Israeli mathematician

Tamar Debora Ziegler (תמר ציגלר; born 1971) is an Israeli mathematician specializing in Ergodic theory, Additive combinatorics and Number theory. She holds the Henry and Manya Noskwith Chair of Mathematics at the Einstein Institute of Mathematics at the Hebrew University. Ziegler is known for her contributions to the development of higher-order Fourier analysis and for applying methods from dynamical systems to problems in arithmetic combinatorics and number theory.

==Career==

Ziegler received her Ph.D. in mathematics from the Hebrew University under the supervision of Hillel Furstenberg. Her thesis title was “Non conventional ergodic averages”. She spent five years in the US as a postdoc at the Ohio State University, the Institute for Advanced Study at Princeton, and the University of Michigan. She was a faculty member at the Technion during the years 2007–2013, and joined the Hebrew University in the Fall of 2013 as a full professor.

Ziegler served as an editor of several journals. Among others she was an editor of the Journal of the European Mathematical Society (JEMS), an associate editor of the Annals of Mathematics, and the Editor in Chief of the Israel Journal of Mathematics.

==Research==
Ziegler's research lies in the interface of ergodic theory with several mathematical fields including combinatorics, number theory, algebraic geometry and theoretical computer science.

Together with Ben Green and Terence Tao, she developed the framework of higher-order Fourier analysis, which connects the Gowers norms with nilsequences, and is a powerful tool for analyzing arithmetic structures in sets of integers. These ideas led to major breakthroughs in understanding linear equations in primes.

Other important contributions include the generalization of the Green-Tao theorem to polynomial patterns, and the proof of the inverse conjecture for the Gowers norms in finite field geometry.

==Recognition==
Ziegler won the Erdős Prize of the Israel Mathematical Union in 2011,<\ref> the Bruno memorial award in 2015, the Alexanderson Award in 2023, and the Rothschild Prize in 2024. She received European Research Council Consolidator grant in 2016 and European Research Council Advanced grant in 2025.
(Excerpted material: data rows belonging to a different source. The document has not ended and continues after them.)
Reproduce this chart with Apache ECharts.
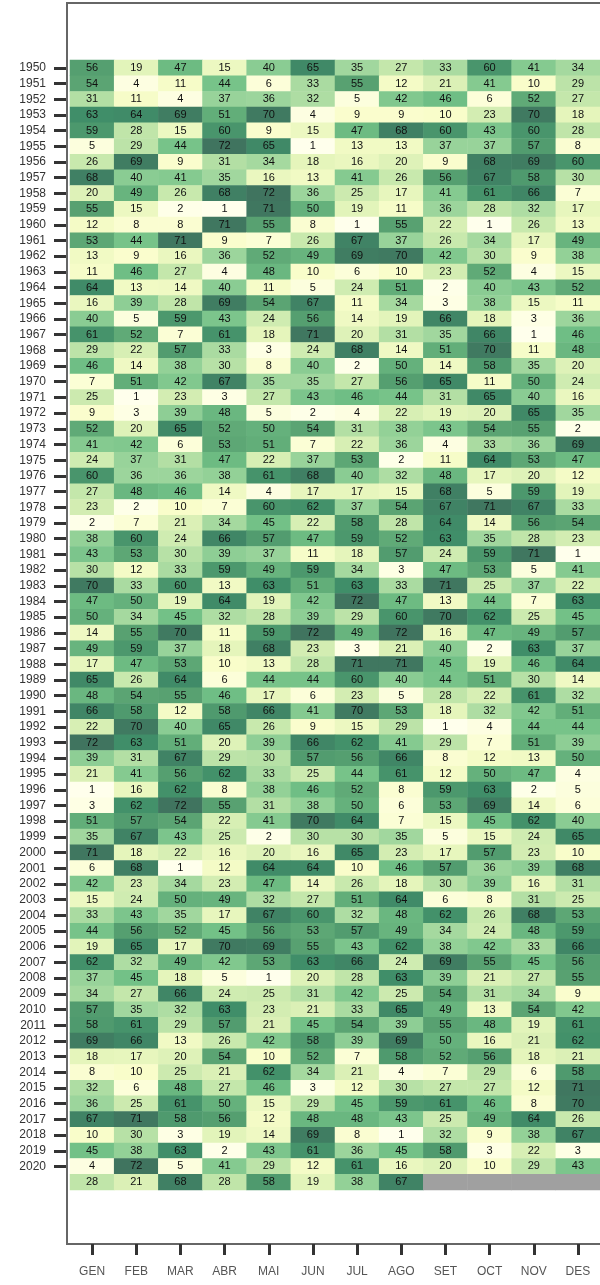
<!DOCTYPE html>
<html>
<head>
<meta charset="utf-8">
<script src="https://cdn.jsdelivr.net/npm/echarts@6/dist/echarts.min.js"></script>
<style>
html,body{margin:0;padding:0;background:#fff;}
#chart{width:600px;height:1285px;}
</style>
</head>
<body>
<div id="chart"></div>
<script>
const months = ['GEN','FEB','MAR','ABR','MAI','JUN','JUL','AGO','SET','OCT','NOV','DES'];
const years = [];
for (let y = 1950; y <= 2021; y++) years.push(String(y));
const labelledYears = 71; // 1950..2020 carry a tick label; the last row has none

// rank values per year (row), month columns GEN..DES; null = no data
const values = [
[56,19,47,15,40,65,35,27,33,60,41,34],
[54,4,11,44,6,33,55,12,21,41,10,29],
[31,11,4,37,36,32,5,42,46,6,52,27],
[63,64,69,51,70,4,9,9,10,23,70,18],
[59,28,15,60,9,15,47,68,60,43,60,28],
[5,29,44,72,65,1,13,13,37,37,57,8],
[26,69,9,31,34,18,16,20,9,68,69,60],
[68,40,41,35,16,13,41,26,56,67,58,30],
[20,49,26,68,72,36,25,17,41,61,66,7],
[55,15,2,1,71,50,19,11,36,28,32,17],
[12,8,8,71,55,8,1,55,22,1,26,13],
[53,44,71,9,7,26,67,37,26,34,17,49],
[13,9,16,36,52,49,69,70,42,30,9,38],
[11,46,27,4,48,10,6,10,23,52,4,15],
[64,13,14,40,11,5,24,51,2,40,43,52],
[16,39,28,69,54,67,11,34,3,38,15,11],
[40,5,59,43,24,56,14,19,66,18,3,36],
[61,52,7,61,18,71,20,31,35,66,1,46],
[29,22,57,33,3,24,68,14,51,70,11,48],
[46,14,38,30,8,40,2,50,14,58,35,20],
[7,51,42,67,35,35,27,56,65,11,50,24],
[25,1,23,3,27,43,46,44,31,65,40,16],
[9,3,39,48,5,2,4,22,19,20,65,35],
[52,20,65,52,50,54,31,38,43,54,55,2],
[41,42,6,53,51,7,22,36,4,33,36,69],
[24,37,31,47,22,37,53,2,11,64,53,47],
[60,36,36,38,61,68,40,32,48,17,20,12],
[27,48,46,14,4,17,17,15,68,5,59,19],
[23,2,10,7,60,62,37,54,67,71,67,33],
[2,7,21,34,45,22,58,28,64,14,56,54],
[38,60,24,66,57,47,59,52,63,35,28,23],
[43,53,30,39,37,11,18,57,24,59,71,1],
[30,12,33,59,49,59,34,3,47,53,5,41],
[70,33,60,13,63,51,63,33,71,25,37,22],
[47,50,19,64,19,42,72,47,13,44,7,63],
[50,34,45,32,28,39,29,60,70,62,25,45],
[14,55,70,11,59,72,49,72,16,47,49,57],
[49,59,37,18,68,23,3,21,40,2,63,37],
[17,47,53,10,13,28,71,71,45,19,46,64],
[65,26,64,6,44,44,60,40,44,51,30,14],
[48,54,55,46,17,6,23,5,28,22,61,32],
[66,58,12,58,66,41,70,53,18,32,42,51],
[22,70,40,65,26,9,15,29,1,4,44,44],
[72,63,51,20,39,66,62,41,29,7,51,39],
[39,31,67,29,30,57,56,66,8,12,13,50],
[21,41,56,62,33,25,44,61,12,50,47,4],
[1,16,62,8,38,46,52,8,59,63,2,5],
[3,62,72,55,31,38,50,6,53,69,14,6],
[51,57,54,22,41,70,64,7,15,45,62,40],
[35,67,43,25,2,30,30,35,5,15,24,65],
[71,18,22,16,20,16,65,23,17,57,23,10],
[6,68,1,12,64,64,10,46,57,36,39,68],
[42,23,34,23,47,14,26,18,30,39,16,31],
[15,24,50,49,32,27,51,64,6,8,31,25],
[33,43,35,17,67,60,32,48,62,26,68,53],
[44,56,52,45,56,53,57,49,34,24,48,59],
[19,65,17,70,69,55,43,62,38,42,33,66],
[62,32,49,42,53,63,66,24,69,55,45,56],
[37,45,18,5,1,20,28,63,39,21,27,55],
[34,27,66,24,25,31,42,25,54,31,34,9],
[57,35,32,63,23,21,33,65,49,13,54,42],
[58,61,29,57,21,45,54,39,55,48,19,61],
[69,66,13,26,42,58,39,69,50,16,21,62],
[18,17,20,54,10,52,7,58,52,56,18,21],
[8,10,25,21,62,34,21,4,7,29,6,58],
[32,6,48,27,46,3,12,30,27,27,12,71],
[36,25,61,50,15,29,45,59,61,46,8,70],
[67,71,58,56,12,48,48,43,25,49,64,26],
[10,30,3,19,14,69,8,1,32,9,38,67],
[45,38,63,2,43,61,36,45,58,3,22,3],
[4,72,5,41,29,12,61,16,20,10,29,43],
[28,21,68,28,58,19,38,67,null,null,null,null]
];

const cells = [], missing = [];
values.forEach((row, i) => row.forEach((v, j) => {
  if (v === null) missing.push([j, i, 0]); else cells.push([j, i, v]);
}));

const chart = echarts.init(document.getElementById('chart'), null, {renderer: 'canvas'});
chart.setOption({
  backgroundColor: '#ffffff',
  animation: false,
  textStyle: {fontFamily: 'Liberation Sans, Arial, sans-serif'},
  grid: {left: 70, right: -11, top: 60, bottom: 95, containLabel: false},
  xAxis: {
    type: 'category', data: months, position: 'bottom', offset: 54,
    axisLine: {show: true, lineStyle: {color: 'rgba(0,0,0,0)', width: 0}},
    axisTick: {show: true, alignWithLabel: true, length: 11, lineStyle: {color: '#333', width: 3}},
    axisLabel: {color: '#555', fontSize: 12, margin: 22},
    splitLine: {show: false}, splitArea: {show: false}
  },
  yAxis: {
    type: 'category', data: years, inverse: true, offset: 4,
    axisLine: {show: true, lineStyle: {color: 'rgba(0,0,0,0)', width: 0}},
    axisTick: {show: true, alignWithLabel: true, length: 12, lineStyle: {color: '#333', width: 3},
      interval: (i) => i < labelledYears},
    axisLabel: {color: '#333', fontSize: 12, margin: 20, interval: (i) => i < labelledYears},
    splitLine: {show: false}, splitArea: {show: false}
  },
  visualMap: {
    show: false, type: 'continuous', min: 1, max: 72, dimension: 2, seriesIndex: 0,
    inRange: {color: ['#ffffec','#f9fdca','#e3f4ba','#c2e6aa','#9ad49b','#71c086','#5aa372','#408e69','#40745f']}
  },
  graphic: [{
    type: 'rect', z: -1,
    shape: {x: 67, y: 3, width: 700, height: 1241},
    style: {fill: 'none', stroke: '#666', lineWidth: 2}
  }],
  series: [{
    type: 'heatmap', data: cells,
    label: {show: true, color: '#111', fontSize: 11, formatter: (p) => String(p.value[2])},
    itemStyle: {borderWidth: 0},
    emphasis: {disabled: true}
  }, {
    type: 'heatmap', data: missing,
    label: {show: false},
    itemStyle: {color: '#a0a0a0', borderWidth: 0},
    emphasis: {disabled: true}
  }]
});
</script>
</body>
</html>
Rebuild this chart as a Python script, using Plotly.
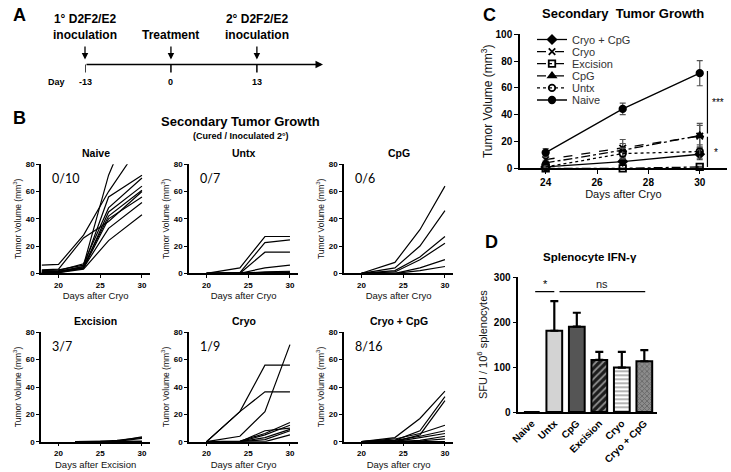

Ziegler was the European Mathematical Society lecturer of the year in 2013, an invited sectional speaker at the 2014 International Congress of Mathematicians, an invited plenary speaker at the 2024 European Congress of Mathematics, and an invited plenary speaker at the 2026 International Congress of Mathematicians.

Ziegler was named MSRI Simons Professor for 2016–2017. She was a Distinguished Visiting Professor at the Institute for Advanced Study in 2022-23 leading the special year on Dynamics, Additive Number Theory and Algebraic Geometry]

Ziegler was elected to the Academia Europaea in 2021.

==Personal life==
Ziegler is the daughter of Zvi Ziegler, a professor of mathematics at Technion – Israel Institute of Technology.